Second, as the most sophisticated and largest international terrorist organization, ISIS will remain a model for extremists around the world to follow, with its “innovations” in organization, attack tactics and propaganda. As a result, global terrorist activities might reach an even higher level. Since ISIS’ inception, we have seen its combination of conventional combat with guerrilla tactics, and the skilled IT applications in psychological, propaganda and cyber warfare. These breakthroughs are having a strong global effect.
 
Third, the large number of foreign fighters in ISIS will spread to other parts of the world soon after ISIS’ defeat in the Middle East. According to US defense officers, about 60,000 militants affiliated to ISIS have been killed over the past two years in West Asia and North Africa.

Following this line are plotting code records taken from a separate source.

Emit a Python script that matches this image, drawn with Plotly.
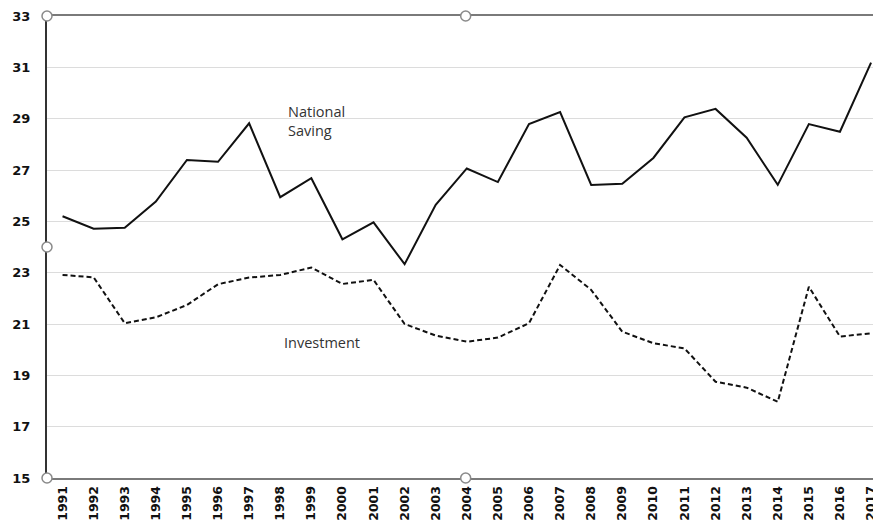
import plotly.graph_objects as go

years = list(range(1991, 2018))
year_labels = [str(y) for y in years]
national_saving = [25.2, 24.71, 24.75, 25.77, 27.39, 27.32, 28.82, 25.94, 26.68, 24.30,
                   24.96, 23.33, 25.64, 27.06, 26.53, 28.79, 29.26, 26.42, 26.46, 27.47,
                   29.05, 29.38, 28.26, 26.42, 28.79, 28.49, 31.18]
investment = [22.91, 22.82, 21.03, 21.26, 21.74, 22.55, 22.81, 22.91, 23.20, 22.56,
              22.72, 21.0, 20.55, 20.31, 20.47, 21.03, 23.30, 22.33, 20.70, 20.25,
              20.05, 18.75, 18.52, 17.97, 22.45, 20.51, 20.64]
y_ticks = [15, 17, 19, 21, 23, 25, 27, 29, 31, 33]

fig = go.Figure()
fig.add_trace(go.Scatter(x=years, y=national_saving, mode="lines",
                         line=dict(color="#111111", width=2), name="National Saving"))
fig.add_trace(go.Scatter(x=years, y=investment, mode="lines",
                         line=dict(color="#111111", width=2, dash="5px,3px"), name="Investment"))

fig.add_annotation(x=1998.2, y=28.91, text="National<br>Saving", showarrow=False,
                   xanchor="left", yanchor="middle", align="left",
                   font=dict(family="Open Sans, Liberation Sans", size=14.5, color="#333333"))
fig.add_annotation(x=1998.05, y=20.26, text="Investment", showarrow=False,
                   xanchor="left", yanchor="middle",
                   font=dict(family="Open Sans, Liberation Sans", size=14.5, color="#333333"))

# selection handles (decorative)
for (px, py) in [(0, 1), (0.502, 1), (0, 0.5), (0, 0), (0.502, 0)]:
    fig.add_shape(type="circle", xref="paper", yref="paper", xsizemode="pixel", ysizemode="pixel",
                  xanchor=px, yanchor=py, x0=-5, x1=5, y0=-5, y1=5,
                  line=dict(color="#8a8a8a", width=1.5), fillcolor="white", layer="above")

fig.update_layout(
    width=873, height=514,
    margin=dict(l=39, r=0, t=8, b=44, autoexpand=False),
    paper_bgcolor="white", plot_bgcolor="white",
    showlegend=False,
    xaxis=dict(range=[1990.5, 2017.32], tickvals=years, ticktext=year_labels,
               tickangle=-90, showgrid=False, zeroline=False, automargin=False,
               showline=True, mirror=True, linecolor="#7a7a7a", linewidth=2,
               ticks="", ticklabelstandoff=1,
               tickfont=dict(family="DejaVu Sans", size=12.5, color="#111111", weight="bold")),
    yaxis=dict(range=[15, 33], tickvals=y_ticks, showgrid=True, gridcolor="#dcdcdc", gridwidth=1,
               zeroline=False, showline=True, linecolor="#333333", linewidth=2, ticks="",
               ticklabelstandoff=12, automargin=False,
               tickfont=dict(family="DejaVu Sans", size=13, color="#111111", weight="bold")),
)

fig.write_html("out.html")
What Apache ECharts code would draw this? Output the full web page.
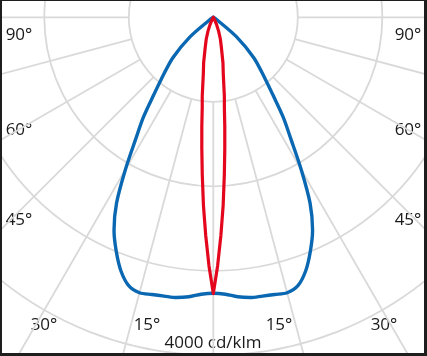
<!DOCTYPE html>
<html>
<head>
<meta charset="utf-8">
<script src="https://cdn.jsdelivr.net/npm/echarts@6/dist/echarts.min.js"></script>
<style>
html,body{margin:0;padding:0;background:#1e1e1e;width:427px;height:356px;overflow:hidden;}
#c{position:absolute;left:2px;top:1px;width:422px;height:352px;background:#fff;}
</style>
</head>
<body>
<div id="c"></div>
<script>
// C0-180 plane (blue), angle in degrees from nadir, value in cd/klm
const blueAngles = [0, 2.5, 5, 7.5, 10, 12.5, 15, 17.5, 20, 22.5, 25, 27.5, 30, 32.5, 35, 37.5, 40, 45, 50, 55, 57];
const blueValues = [3265, 3280, 3320, 3345, 3350, 3360, 3375, 3330, 3195, 3000, 2780, 2480, 2080, 1710, 1440, 1160, 960, 680, 360, 60, 0];
// C90-270 plane (red)
const redAngles = [0, 1, 2, 3, 4, 5, 6, 7, 8, 10, 12, 15, 18, 21, 24, 27, 30];
const redValues = [3270, 2940, 2580, 2230, 1870, 1560, 1300, 1075, 940, 680, 550, 370, 270, 175, 95, 35, 0];
// tick labels
const angleLabels = ['90°', '60°', '45°', '30°', '15°'];
const scaleLabel = '4000 cd/klm';

function mirror(angles, values) {
  const out = [];
  for (let i = angles.length - 1; i >= 0; i--) out.push([values[i], angles[i]]);
  for (let i = 1; i < angles.length; i++) out.push([values[i], 360 - angles[i]]);
  return out;
}

const chart = echarts.init(document.getElementById('c'));
const cx = 211.3, cy = 16.3;
const gridColor = '#d9d9d9';
const txt = (t, x, y) => ({
  type: 'text', x: x, y: y,
  style: { text: t, fill: '#1a1a1a', font: '17px "Open Sans", sans-serif', align: 'center', verticalAlign: 'middle' }
});
chart.setOption({
  animation: false,
  polar: [
    { center: [cx, cy], radius: [84.5, 507] },
    { center: [cx, cy], radius: [0, 507] }
  ],
  angleAxis: [
    { polarIndex: 0, type: 'value', min: 0, max: 360, interval: 15, startAngle: 270, clockwise: true,
      axisLine: { show: false }, axisTick: { show: false }, axisLabel: { show: false },
      splitLine: { show: true, lineStyle: { color: gridColor, width: 1.8 } } },
    { polarIndex: 1, type: 'value', min: 0, max: 360, interval: 15, startAngle: 270, clockwise: true,
      axisLine: { show: false }, axisTick: { show: false }, axisLabel: { show: false }, splitLine: { show: false } }
  ],
  radiusAxis: [
    { polarIndex: 0, type: 'value', min: 1000, max: 6000, interval: 1000,
      axisLine: { show: false }, axisTick: { show: false }, axisLabel: { show: false },
      splitLine: { show: true, lineStyle: { color: gridColor, width: 1.8 } } },
    { polarIndex: 1, type: 'value', min: 0, max: 6000, interval: 1000,
      axisLine: { show: false }, axisTick: { show: false }, axisLabel: { show: false }, splitLine: { show: false } }
  ],
  series: [
    { type: 'line', coordinateSystem: 'polar', polarIndex: 1, data: mirror(blueAngles, blueValues),
      symbol: 'none', smooth: 0.3, lineStyle: { color: '#0a68b2', width: 3.4, cap: 'round', join: 'round' }, z: 3 },
    { type: 'line', coordinateSystem: 'polar', polarIndex: 1, data: mirror(redAngles, redValues),
      symbol: 'none', smooth: false, lineStyle: { color: '#e3061d', width: 3.2, cap: 'round', join: 'round' }, z: 4 }
  ],
  graphic: [
    txt(angleLabels[0], 17, 34), txt(angleLabels[0], 406, 34),
    txt(angleLabels[1], 17, 129), txt(angleLabels[1], 406, 129),
    txt(angleLabels[2], 17, 219), txt(angleLabels[2], 406, 219),
    txt(angleLabels[3], 42, 324), txt(angleLabels[3], 382, 324),
    txt(angleLabels[4], 145, 324), txt(angleLabels[4], 277, 324),
    txt(scaleLabel, 211, 342)
  ]
});
</script>
</body>
</html>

At the same time, thousands of others have fled the war zone and infiltrated as many as 120 countries. In the late 1980s, the world witnessed the first wave of cross-border proliferation of jihadists, including the formation of al-Qaeda by Osama bin Laden. The veterans, often referred to as “Arabs in Afghanistan”, couldn’t return to their homeland after the end of the Afghan war. Only a few thousand in number, they launched a worldwide surge of terrorist activities. The jihadists active in Iraq and Syria today are more or less on a par with those in the Afghan war, in terms of number, source and capability to mobilize and attack. In his recent speech, Lieutenant General Michael Nagata, director of the Strategic Operational Planning at the National Counterterrorism Center, said that foreign terrorists in Iraq and Syria have brought “the largest foreign-fighter challenge the world has seen in the modern age”.
 
Finally, the violent conflicts and turbulence in Iraq and Syria, which seem endless and can hardly be addressed within a short period, will provide even more space for ISIS. As we all know, what is happening in the two countries is not simply a civil war, but a cauldron of complexities involving strategic rivalry between powers outside as well as inside the region, the sectarian wrangling between the Shias and Sunnis, and the conflicting interests between the Kurds and other ethnic groups in the region. Until a political consensus is reached among all parties, in particular a compromise between United States and Russia, the conflict in Syria is very unlikely to calm down in the near future. Even when the country is reunited, it will be by no means an easy task to root out all sorts of jihadists and terrorists given the devastated economy and rival factions in the nation.
 
Two new worrying signs have emerged over the past year. One is the noticeable increase of ISIS operations in the neighbors of Iraq and Syria, such as Turkey, Yemen and Libya, as well as in the adjacent European countries. The other is the rise across the globe of ISIS-related “lone wolf” attackers, who have no organization or line of command. This is certainly something ominous for the international community that has already been marred by global terrorism.